With a first- and a third-round pick from Carolina giving the Canadiens 12 picks in the 2022 Draft, could Bergevin look to shed some of that capital to acquire Arizona Coyotes centre Christian Dvorak? It’s a deal he’d be wise to explore, with the Coyotes proving over the last month that they’re on a quest to collect as many high-end picks as possible and with Dvorak giving the Canadiens at least as much reliability down the middle as Kotkaniemi would’ve provided this coming season.

That Dvorak’s a 25-year-old, six-foot, 200-pound, two-way centre who’s produced half a point per game over his 300-plus in this league makes him a good fit. Having him for four more seasons at a very digestible $4.45-million cap hit is appealing, too.

If not Dvorak, could the acquisition of those two picks from Carolina make the Canadiens stronger suitors in the Jack Eichel sweepstakes? Losing Kotkaniemi—a young, promising centre—certainly weakens their hand, but it doesn’t crush it. If they’re willing to move the picks and some high-end prospects, and live with the risk of Eichel becoming the first NHL player to have an artificial disc-replacement procedure before dressing for a game in their uniform, it’s an avenue Bergevin could go down.

And then there’s going nuclear and tendering an offer sheet to Vancouver Canucks centre Elias Pettersson.
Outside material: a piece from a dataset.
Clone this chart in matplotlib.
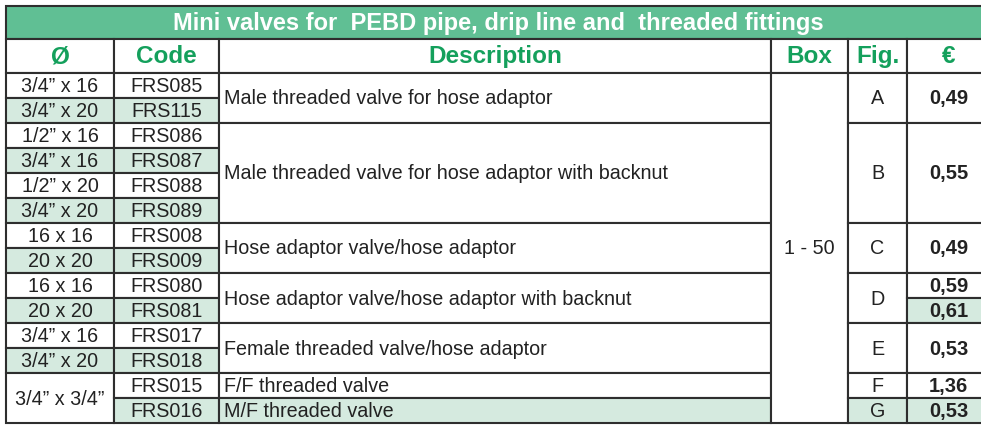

We don’t think Bergevin’s going to do that—how he’d make it work from a cap perspective is beyond our limited math comprehension—but we can’t strike it as a possibility.

We’d imagine Bergevin will come up with a few more than we’re putting forth in this space.

Everything’s on the table, including Dundon’s shoes. No doubt, he’ll enjoy both the process and the outcome either way.